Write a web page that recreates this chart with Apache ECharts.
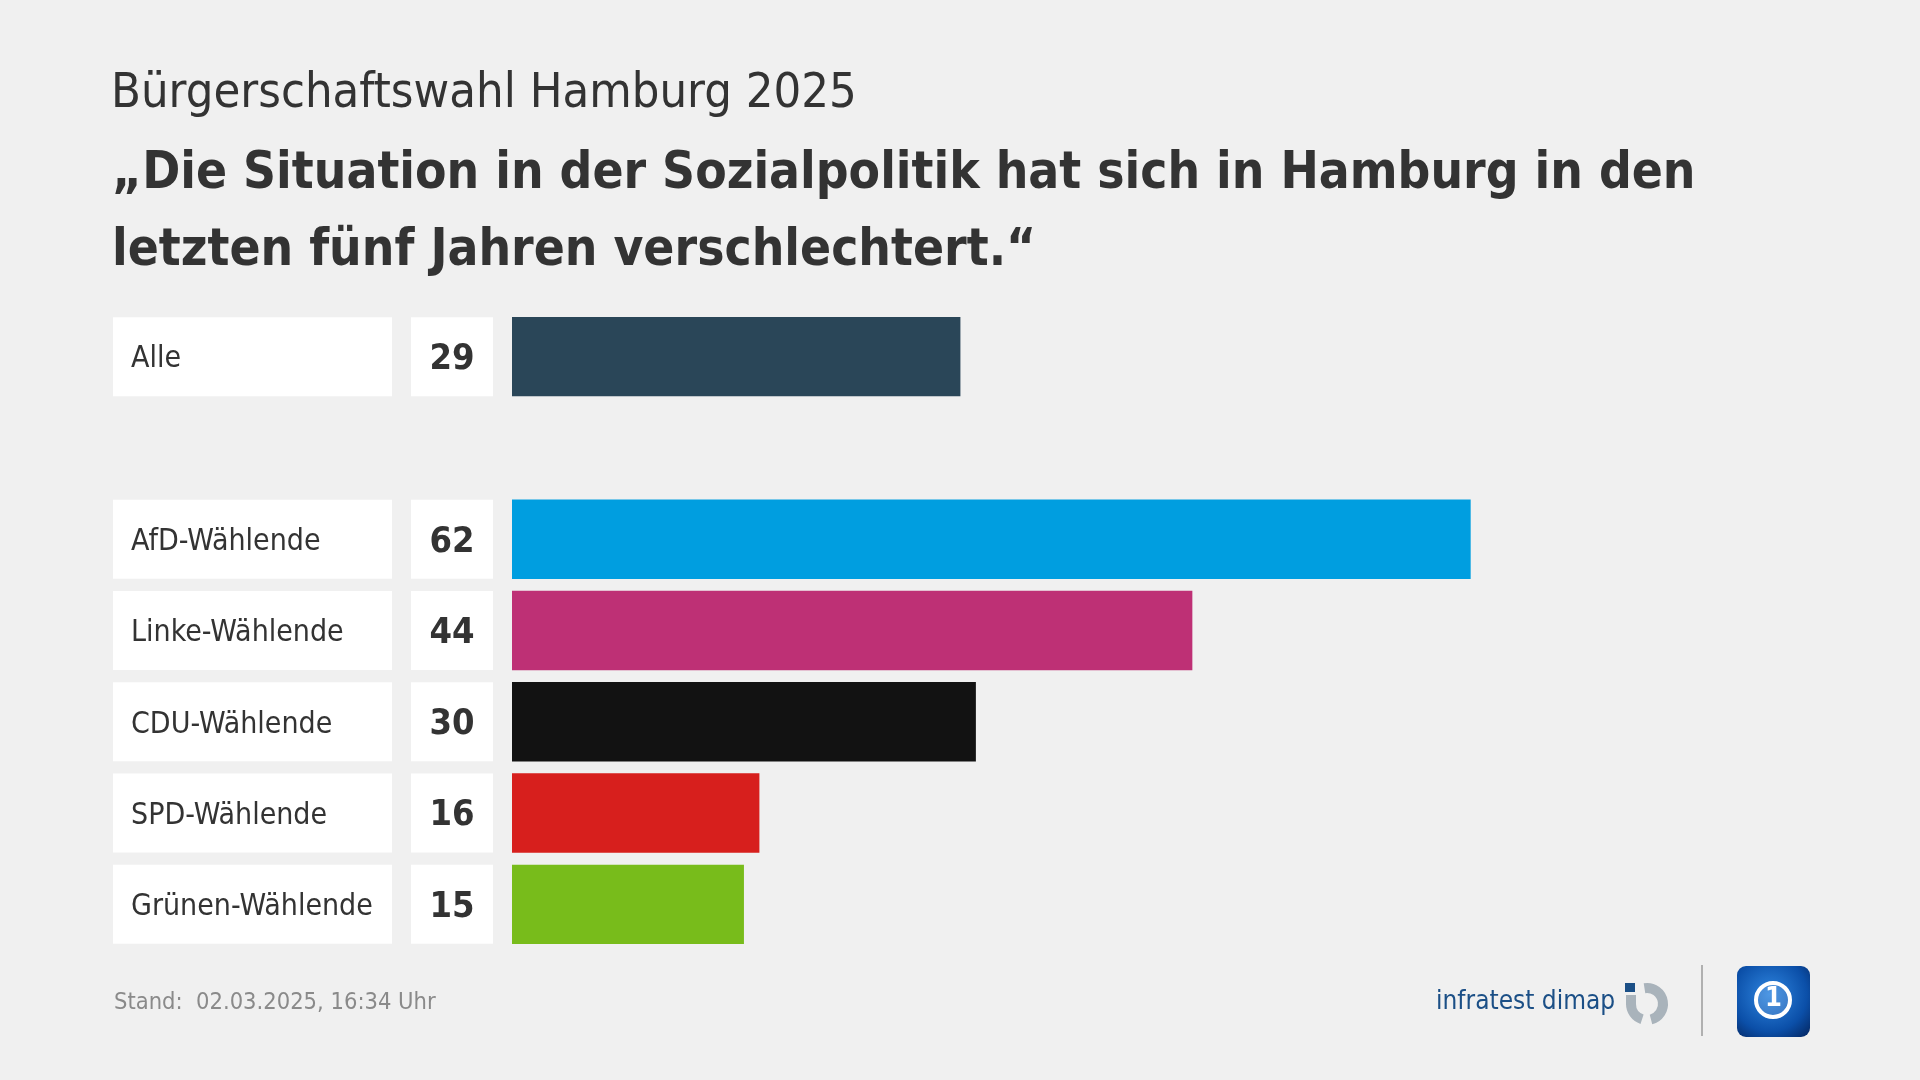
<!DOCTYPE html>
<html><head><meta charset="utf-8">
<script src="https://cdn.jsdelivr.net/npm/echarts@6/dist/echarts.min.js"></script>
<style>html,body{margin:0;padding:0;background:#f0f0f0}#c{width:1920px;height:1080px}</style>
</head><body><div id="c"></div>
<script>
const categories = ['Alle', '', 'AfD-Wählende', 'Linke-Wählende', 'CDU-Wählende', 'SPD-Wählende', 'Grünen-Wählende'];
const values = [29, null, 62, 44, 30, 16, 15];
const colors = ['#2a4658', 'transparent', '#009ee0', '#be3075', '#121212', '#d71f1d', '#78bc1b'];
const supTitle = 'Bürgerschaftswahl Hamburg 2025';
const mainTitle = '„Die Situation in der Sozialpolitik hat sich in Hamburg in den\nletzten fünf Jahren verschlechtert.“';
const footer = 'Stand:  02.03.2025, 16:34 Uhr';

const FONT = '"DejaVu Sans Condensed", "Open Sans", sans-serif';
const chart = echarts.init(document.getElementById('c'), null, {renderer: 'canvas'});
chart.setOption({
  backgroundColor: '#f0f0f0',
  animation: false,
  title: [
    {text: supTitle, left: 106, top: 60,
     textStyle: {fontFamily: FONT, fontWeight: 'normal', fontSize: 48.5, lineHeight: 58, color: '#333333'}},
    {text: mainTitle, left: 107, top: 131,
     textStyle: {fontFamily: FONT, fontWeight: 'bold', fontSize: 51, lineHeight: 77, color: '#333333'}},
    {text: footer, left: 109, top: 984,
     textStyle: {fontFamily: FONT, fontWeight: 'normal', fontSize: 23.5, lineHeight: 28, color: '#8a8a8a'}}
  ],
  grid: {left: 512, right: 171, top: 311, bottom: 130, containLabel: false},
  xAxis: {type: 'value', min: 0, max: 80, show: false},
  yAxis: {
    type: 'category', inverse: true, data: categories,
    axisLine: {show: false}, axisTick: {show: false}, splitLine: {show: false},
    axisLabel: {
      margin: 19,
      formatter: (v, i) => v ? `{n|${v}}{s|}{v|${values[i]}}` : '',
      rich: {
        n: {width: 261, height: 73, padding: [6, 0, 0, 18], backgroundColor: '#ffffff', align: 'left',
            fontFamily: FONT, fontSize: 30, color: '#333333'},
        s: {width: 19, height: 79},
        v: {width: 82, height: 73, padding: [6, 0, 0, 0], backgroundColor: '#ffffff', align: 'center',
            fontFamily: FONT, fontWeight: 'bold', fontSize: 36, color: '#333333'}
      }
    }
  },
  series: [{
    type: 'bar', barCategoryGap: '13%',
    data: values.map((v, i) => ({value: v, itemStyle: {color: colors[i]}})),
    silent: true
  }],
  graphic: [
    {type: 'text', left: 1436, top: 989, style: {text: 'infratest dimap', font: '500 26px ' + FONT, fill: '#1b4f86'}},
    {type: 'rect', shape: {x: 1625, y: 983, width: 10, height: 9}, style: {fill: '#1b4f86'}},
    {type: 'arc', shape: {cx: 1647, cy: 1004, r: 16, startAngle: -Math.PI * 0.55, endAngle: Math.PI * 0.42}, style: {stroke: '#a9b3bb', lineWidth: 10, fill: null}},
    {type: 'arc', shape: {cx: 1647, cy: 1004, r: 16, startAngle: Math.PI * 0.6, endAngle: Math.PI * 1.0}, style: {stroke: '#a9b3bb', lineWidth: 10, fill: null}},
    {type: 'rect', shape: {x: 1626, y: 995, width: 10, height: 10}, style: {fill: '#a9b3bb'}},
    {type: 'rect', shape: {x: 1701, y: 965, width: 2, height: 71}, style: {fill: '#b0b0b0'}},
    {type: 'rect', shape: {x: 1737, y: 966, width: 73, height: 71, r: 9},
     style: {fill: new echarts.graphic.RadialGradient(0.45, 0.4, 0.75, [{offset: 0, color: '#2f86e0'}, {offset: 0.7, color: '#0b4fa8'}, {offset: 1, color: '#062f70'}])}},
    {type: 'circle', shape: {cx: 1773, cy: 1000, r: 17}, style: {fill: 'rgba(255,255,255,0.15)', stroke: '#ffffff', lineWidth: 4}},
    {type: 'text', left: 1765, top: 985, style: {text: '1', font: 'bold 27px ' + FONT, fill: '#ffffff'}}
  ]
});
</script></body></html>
******************************
* Written request
Pictures excluded, repeat exactly the lines from the top of the material through the line with "02.03.2025, 16:34 Uhr';", including both of those lines.

* Result for this exercise
Write a web page that recreates this chart with Apache ECharts.
<!DOCTYPE html>
<html><head><meta charset="utf-8">
<script src="https://cdn.jsdelivr.net/npm/echarts@6/dist/echarts.min.js"></script>
<style>html,body{margin:0;padding:0;background:#f0f0f0}#c{width:1920px;height:1080px}</style>
</head><body><div id="c"></div>
<script>
const categories = ['Alle', '', 'AfD-Wählende', 'Linke-Wählende', 'CDU-Wählende', 'SPD-Wählende', 'Grünen-Wählende'];
const values = [29, null, 62, 44, 30, 16, 15];
const colors = ['#2a4658', 'transparent', '#009ee0', '#be3075', '#121212', '#d71f1d', '#78bc1b'];
const supTitle = 'Bürgerschaftswahl Hamburg 2025';
const mainTitle = '„Die Situation in der Sozialpolitik hat sich in Hamburg in den\nletzten fünf Jahren verschlechtert.“';
const footer = 'Stand:  02.03.2025, 16:34 Uhr';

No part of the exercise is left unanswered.